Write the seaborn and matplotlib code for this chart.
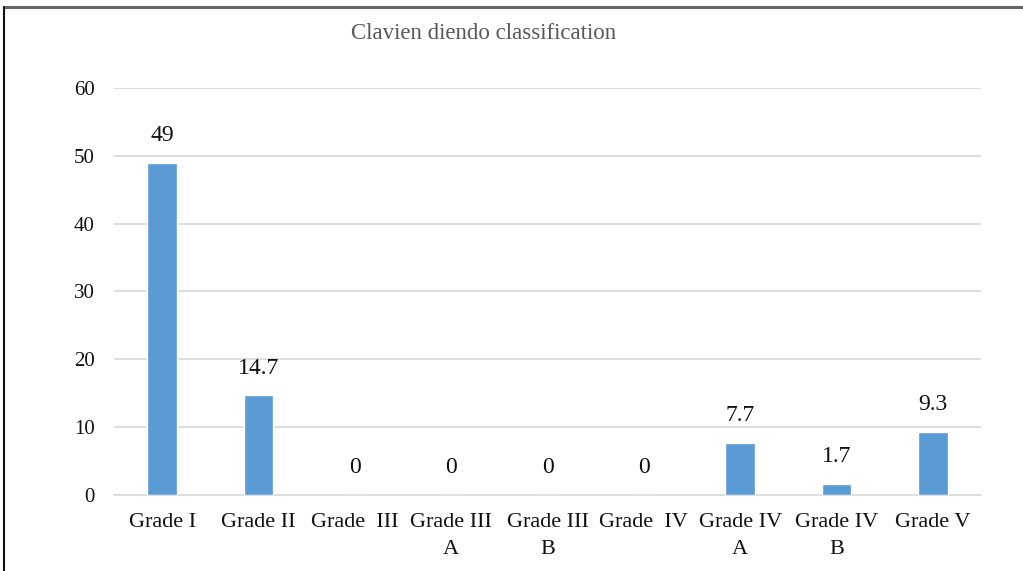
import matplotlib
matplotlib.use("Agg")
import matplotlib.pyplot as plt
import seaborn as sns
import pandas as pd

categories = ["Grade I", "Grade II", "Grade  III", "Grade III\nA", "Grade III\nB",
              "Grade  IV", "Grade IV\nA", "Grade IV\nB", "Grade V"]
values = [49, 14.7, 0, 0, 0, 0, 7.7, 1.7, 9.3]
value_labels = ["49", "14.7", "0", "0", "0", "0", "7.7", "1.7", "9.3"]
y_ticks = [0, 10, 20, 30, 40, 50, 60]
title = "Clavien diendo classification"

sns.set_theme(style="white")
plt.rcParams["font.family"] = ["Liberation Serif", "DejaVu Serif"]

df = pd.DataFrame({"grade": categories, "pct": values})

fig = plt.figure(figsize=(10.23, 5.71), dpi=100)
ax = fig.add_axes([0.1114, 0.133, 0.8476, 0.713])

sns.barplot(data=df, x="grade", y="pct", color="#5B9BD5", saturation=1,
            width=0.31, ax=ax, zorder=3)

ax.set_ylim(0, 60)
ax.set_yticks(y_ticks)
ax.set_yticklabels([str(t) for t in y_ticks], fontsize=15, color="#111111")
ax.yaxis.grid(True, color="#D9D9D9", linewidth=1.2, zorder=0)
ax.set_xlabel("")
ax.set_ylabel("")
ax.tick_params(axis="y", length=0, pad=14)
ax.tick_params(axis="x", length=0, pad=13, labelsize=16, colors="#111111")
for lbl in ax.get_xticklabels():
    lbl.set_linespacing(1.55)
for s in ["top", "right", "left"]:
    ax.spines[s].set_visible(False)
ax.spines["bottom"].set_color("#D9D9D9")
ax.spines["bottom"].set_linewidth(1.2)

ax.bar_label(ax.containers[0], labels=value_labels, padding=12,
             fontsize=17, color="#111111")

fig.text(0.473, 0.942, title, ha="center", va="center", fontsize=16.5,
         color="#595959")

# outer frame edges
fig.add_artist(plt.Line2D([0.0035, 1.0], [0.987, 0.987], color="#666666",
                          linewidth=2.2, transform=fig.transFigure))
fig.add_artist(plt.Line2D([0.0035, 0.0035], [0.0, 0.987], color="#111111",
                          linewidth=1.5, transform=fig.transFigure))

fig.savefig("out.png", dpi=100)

* * *

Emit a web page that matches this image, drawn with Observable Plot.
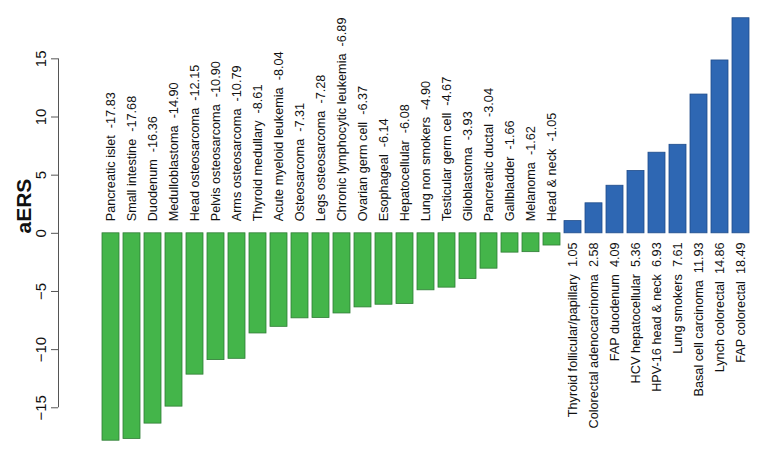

==

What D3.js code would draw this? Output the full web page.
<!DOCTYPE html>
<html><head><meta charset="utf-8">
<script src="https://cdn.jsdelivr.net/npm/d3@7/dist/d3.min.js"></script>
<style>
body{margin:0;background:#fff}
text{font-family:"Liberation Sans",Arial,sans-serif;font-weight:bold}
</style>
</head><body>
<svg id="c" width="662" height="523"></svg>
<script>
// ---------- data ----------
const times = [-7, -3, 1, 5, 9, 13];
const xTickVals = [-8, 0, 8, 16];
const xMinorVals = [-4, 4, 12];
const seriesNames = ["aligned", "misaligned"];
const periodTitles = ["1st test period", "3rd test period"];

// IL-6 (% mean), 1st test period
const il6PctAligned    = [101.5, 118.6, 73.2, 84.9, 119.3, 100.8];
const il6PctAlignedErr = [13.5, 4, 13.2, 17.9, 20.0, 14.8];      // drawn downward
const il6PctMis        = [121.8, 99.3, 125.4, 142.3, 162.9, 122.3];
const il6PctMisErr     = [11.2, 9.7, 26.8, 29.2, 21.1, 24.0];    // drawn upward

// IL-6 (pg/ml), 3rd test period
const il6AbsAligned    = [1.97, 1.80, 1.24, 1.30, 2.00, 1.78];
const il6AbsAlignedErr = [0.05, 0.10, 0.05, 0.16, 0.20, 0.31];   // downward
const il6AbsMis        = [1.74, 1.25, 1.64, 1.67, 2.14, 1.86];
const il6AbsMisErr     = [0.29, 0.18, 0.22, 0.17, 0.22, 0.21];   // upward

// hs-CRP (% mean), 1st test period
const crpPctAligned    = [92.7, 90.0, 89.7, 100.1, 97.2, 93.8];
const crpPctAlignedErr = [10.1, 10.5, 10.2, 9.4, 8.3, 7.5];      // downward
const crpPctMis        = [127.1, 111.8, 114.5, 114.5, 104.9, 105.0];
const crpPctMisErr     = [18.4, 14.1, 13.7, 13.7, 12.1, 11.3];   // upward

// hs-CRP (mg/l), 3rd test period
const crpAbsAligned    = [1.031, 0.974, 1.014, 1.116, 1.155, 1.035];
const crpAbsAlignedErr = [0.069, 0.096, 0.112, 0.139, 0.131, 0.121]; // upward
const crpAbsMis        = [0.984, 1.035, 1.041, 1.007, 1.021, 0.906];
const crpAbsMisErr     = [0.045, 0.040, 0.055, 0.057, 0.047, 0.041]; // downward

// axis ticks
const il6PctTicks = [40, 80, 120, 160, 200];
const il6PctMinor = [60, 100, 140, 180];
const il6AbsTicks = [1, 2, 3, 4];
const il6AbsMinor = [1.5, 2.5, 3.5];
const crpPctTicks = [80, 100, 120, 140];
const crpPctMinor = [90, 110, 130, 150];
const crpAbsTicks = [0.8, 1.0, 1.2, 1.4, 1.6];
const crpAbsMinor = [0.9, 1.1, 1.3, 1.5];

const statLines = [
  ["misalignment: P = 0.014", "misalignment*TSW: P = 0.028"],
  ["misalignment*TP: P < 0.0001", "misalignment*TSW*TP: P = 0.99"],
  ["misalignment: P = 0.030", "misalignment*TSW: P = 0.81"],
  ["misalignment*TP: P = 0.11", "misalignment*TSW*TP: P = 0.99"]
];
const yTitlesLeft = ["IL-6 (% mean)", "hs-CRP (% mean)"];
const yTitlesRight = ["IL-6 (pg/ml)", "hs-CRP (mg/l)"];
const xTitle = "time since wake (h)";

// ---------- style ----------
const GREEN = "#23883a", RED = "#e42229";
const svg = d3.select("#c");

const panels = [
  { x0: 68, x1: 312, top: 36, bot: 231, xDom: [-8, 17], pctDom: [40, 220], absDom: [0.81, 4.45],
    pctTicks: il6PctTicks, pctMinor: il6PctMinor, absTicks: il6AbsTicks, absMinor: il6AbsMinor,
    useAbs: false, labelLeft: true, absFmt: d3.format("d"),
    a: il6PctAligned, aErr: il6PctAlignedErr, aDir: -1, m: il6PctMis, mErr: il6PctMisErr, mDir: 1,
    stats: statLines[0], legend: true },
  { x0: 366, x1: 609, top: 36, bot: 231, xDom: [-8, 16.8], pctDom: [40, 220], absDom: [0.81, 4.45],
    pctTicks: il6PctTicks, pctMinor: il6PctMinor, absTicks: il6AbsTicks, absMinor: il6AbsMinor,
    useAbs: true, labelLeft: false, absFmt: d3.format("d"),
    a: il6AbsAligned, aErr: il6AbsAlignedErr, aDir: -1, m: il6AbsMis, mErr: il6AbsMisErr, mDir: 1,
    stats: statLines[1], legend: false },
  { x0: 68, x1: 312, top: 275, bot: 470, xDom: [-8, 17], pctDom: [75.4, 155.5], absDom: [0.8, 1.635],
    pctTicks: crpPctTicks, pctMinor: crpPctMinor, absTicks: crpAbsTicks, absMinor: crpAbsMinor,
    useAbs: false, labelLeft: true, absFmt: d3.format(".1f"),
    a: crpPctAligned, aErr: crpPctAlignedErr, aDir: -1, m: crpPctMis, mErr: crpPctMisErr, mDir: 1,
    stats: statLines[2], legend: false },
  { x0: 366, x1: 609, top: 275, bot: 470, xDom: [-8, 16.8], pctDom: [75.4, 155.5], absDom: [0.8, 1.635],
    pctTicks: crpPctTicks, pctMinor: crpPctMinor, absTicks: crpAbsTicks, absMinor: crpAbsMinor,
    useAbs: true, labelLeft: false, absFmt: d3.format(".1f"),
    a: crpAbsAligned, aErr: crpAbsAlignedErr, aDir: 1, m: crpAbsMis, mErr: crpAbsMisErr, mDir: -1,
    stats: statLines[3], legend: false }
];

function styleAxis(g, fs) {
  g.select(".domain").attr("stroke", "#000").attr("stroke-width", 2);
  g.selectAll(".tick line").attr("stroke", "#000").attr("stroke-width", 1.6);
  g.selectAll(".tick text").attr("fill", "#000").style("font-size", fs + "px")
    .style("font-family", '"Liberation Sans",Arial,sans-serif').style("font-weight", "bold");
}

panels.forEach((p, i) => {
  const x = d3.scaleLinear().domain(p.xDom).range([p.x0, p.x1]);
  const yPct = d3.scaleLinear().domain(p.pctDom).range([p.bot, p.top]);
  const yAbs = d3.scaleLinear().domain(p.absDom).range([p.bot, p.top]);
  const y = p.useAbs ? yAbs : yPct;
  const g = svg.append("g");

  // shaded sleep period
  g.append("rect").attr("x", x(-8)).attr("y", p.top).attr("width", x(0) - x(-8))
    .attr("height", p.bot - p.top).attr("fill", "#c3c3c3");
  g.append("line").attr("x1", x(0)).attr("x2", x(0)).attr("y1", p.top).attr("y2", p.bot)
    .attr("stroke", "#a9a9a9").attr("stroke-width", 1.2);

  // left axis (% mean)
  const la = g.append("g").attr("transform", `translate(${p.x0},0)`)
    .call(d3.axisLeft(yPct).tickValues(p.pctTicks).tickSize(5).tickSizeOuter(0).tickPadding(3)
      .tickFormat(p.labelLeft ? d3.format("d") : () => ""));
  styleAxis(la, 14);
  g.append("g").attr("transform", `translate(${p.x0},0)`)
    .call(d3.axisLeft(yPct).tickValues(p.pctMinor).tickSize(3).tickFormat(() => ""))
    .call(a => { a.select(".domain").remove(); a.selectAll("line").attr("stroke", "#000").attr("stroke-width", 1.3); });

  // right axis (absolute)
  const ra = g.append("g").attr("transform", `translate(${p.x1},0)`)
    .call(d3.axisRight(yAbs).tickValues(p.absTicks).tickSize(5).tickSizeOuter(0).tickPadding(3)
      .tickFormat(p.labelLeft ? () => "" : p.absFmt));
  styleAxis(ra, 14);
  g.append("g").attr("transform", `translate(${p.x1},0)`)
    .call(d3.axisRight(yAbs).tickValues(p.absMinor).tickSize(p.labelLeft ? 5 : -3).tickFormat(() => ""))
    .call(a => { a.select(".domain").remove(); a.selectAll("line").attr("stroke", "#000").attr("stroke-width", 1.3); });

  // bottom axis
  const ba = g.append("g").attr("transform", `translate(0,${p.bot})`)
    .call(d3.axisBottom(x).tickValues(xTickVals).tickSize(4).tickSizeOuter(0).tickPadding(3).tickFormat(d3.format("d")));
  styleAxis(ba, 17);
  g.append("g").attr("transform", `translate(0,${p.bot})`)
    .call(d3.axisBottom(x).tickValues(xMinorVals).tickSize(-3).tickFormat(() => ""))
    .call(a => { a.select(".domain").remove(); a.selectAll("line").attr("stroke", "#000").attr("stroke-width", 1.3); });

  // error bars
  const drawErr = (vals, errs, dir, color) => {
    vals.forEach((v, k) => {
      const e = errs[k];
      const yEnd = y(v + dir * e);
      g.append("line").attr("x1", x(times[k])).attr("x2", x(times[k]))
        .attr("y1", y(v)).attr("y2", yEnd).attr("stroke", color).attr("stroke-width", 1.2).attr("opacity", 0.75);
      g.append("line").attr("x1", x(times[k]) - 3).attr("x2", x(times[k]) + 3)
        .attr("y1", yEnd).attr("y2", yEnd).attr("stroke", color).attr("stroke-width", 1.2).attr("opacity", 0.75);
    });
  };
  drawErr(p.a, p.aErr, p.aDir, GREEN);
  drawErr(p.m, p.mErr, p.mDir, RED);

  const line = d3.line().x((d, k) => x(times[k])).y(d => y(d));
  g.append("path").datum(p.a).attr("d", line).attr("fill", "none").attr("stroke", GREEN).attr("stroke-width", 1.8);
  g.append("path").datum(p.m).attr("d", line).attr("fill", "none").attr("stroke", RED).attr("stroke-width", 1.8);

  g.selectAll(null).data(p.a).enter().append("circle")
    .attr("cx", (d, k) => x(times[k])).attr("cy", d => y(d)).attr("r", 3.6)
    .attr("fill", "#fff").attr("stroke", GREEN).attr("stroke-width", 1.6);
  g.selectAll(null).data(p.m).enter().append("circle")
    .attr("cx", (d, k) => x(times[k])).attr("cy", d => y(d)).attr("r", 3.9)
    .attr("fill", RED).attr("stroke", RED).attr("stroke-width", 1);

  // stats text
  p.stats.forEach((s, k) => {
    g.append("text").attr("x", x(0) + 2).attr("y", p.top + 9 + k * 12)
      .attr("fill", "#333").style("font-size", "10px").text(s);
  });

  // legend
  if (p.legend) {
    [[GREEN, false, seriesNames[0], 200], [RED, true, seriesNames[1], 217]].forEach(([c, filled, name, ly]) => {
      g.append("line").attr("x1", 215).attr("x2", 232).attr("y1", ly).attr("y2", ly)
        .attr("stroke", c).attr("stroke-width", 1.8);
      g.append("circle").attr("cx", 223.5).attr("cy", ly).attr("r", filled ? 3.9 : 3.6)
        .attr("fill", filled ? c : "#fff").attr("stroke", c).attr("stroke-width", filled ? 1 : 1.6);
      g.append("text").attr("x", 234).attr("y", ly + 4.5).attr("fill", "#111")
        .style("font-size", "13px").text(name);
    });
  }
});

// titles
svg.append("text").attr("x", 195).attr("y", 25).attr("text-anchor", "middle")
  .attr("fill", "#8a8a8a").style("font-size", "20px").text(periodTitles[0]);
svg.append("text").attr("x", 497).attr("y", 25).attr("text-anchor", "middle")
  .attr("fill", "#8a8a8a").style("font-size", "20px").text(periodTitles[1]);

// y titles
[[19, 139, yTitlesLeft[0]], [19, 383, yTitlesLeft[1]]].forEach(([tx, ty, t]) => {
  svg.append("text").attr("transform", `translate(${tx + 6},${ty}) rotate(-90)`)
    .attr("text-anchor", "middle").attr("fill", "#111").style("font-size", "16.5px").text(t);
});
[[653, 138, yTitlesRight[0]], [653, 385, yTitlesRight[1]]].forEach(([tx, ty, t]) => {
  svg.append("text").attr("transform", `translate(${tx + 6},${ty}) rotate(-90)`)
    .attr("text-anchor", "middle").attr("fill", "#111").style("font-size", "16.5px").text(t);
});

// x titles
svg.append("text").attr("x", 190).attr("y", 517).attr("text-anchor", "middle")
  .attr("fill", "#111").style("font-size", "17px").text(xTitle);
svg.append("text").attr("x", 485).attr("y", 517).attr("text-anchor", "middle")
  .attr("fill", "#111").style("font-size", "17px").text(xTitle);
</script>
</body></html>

What is expected: Taking the material above, give again exactly the lines from the one holding "Write the seaborn" through the one holding "import pandas as pd", with both ends and without pictures.

Response:
Write the seaborn and matplotlib code for this chart.
import matplotlib
matplotlib.use("Agg")
import matplotlib.pyplot as plt
import seaborn as sns
import pandas as pd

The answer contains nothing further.